▸ YOUR INSTRUCTIONS: Retype, exactly as they stand, the lines from the start of the data to the line that contains "517, 519, 519]", both ends included. Leave the pictures out.

▸ INFORMATION PROVIDED:
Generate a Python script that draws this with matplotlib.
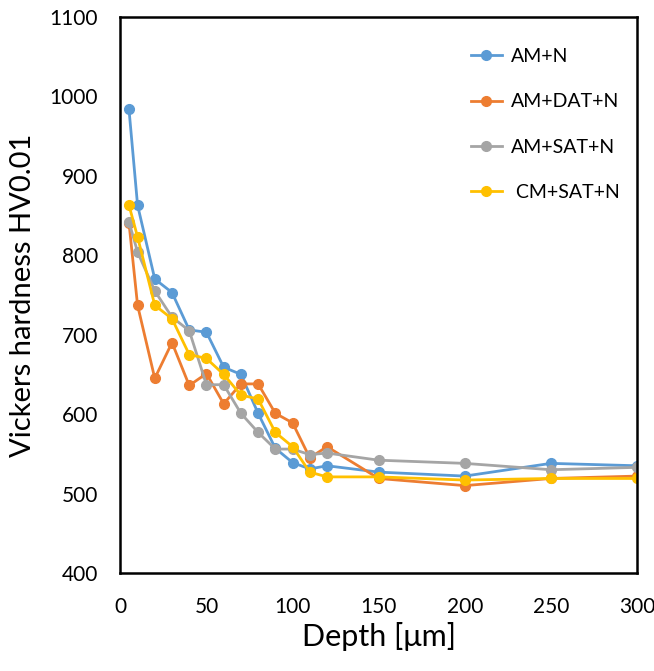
import matplotlib
matplotlib.use("Agg")
import matplotlib.pyplot as plt

plt.rcParams['font.family'] = ['Lato', 'DejaVu Sans']

# Data
depth = [5, 10, 20, 30, 40, 50, 60, 70, 80, 90, 100, 110, 120, 150, 200, 250, 300]
am_n = [984, 863, 770, 753, 706, 703, 659, 650, 601, 557, 539, 531, 535, 527, 522, 538, 535]
am_dat_n = [841, 737, 645, 690, 636, 651, 613, 638, 638, 601, 589, 545, 559, 519, 510, 519, 522]
am_sat_n = [842, 804, 755, 722, 705, 637, 637, 601, 577, 556, 556, 549, 551, 542, 538, 530, 533]
cm_sat_n = [863, 823, 737, 720, 675, 670, 650, 624, 619, 577, 559, 527, 521, 521, 517, 519, 519]

series = [
    ("AM+N", am_n, "#5B9BD5"),
    ("AM+DAT+N", am_dat_n, "#ED7D31"),
    ("AM+SAT+N", am_sat_n, "#A5A5A5"),
    (" CM+SAT+N", cm_sat_n, "#FFC000"),
]

fig = plt.figure(figsize=(6.54, 6.71), dpi=100)
ax = fig.add_axes([0.184, 0.146, 0.79, 0.829])

for label, vals, color in series:
    ax.plot(depth, vals, color=color, lw=2, marker='o', ms=7, label=label)

ax.set_xlim(0, 300)
ax.set_ylim(400, 1100)
ax.set_xticks(range(0, 301, 50))
ax.set_yticks(range(400, 1101, 100))
ax.tick_params(length=0, labelsize=15)
ax.tick_params(axis='x', pad=17)
ax.tick_params(axis='y', pad=16)
for s in ax.spines.values():
    s.set_linewidth(1.8)
    s.set_color('black')

ax.set_xlabel("Depth [μm]", fontsize=22, labelpad=4)
ax.set_ylabel("Vickers hardness HV0.01", fontsize=21, labelpad=10)

ax.legend(loc='upper right', frameon=False, fontsize=14, labelspacing=1.45,
          handlelength=1.6, handletextpad=0.45, bbox_to_anchor=(1.0, 0.975))

fig.savefig("out.png", dpi=100)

▸ WORKED ANSWER:
Generate a Python script that draws this with matplotlib.
import matplotlib
matplotlib.use("Agg")
import matplotlib.pyplot as plt

plt.rcParams['font.family'] = ['Lato', 'DejaVu Sans']

# Data
depth = [5, 10, 20, 30, 40, 50, 60, 70, 80, 90, 100, 110, 120, 150, 200, 250, 300]
am_n = [984, 863, 770, 753, 706, 703, 659, 650, 601, 557, 539, 531, 535, 527, 522, 538, 535]
am_dat_n = [841, 737, 645, 690, 636, 651, 613, 638, 638, 601, 589, 545, 559, 519, 510, 519, 522]
am_sat_n = [842, 804, 755, 722, 705, 637, 637, 601, 577, 556, 556, 549, 551, 542, 538, 530, 533]
cm_sat_n = [863, 823, 737, 720, 675, 670, 650, 624, 619, 577, 559, 527, 521, 521, 517, 519, 519]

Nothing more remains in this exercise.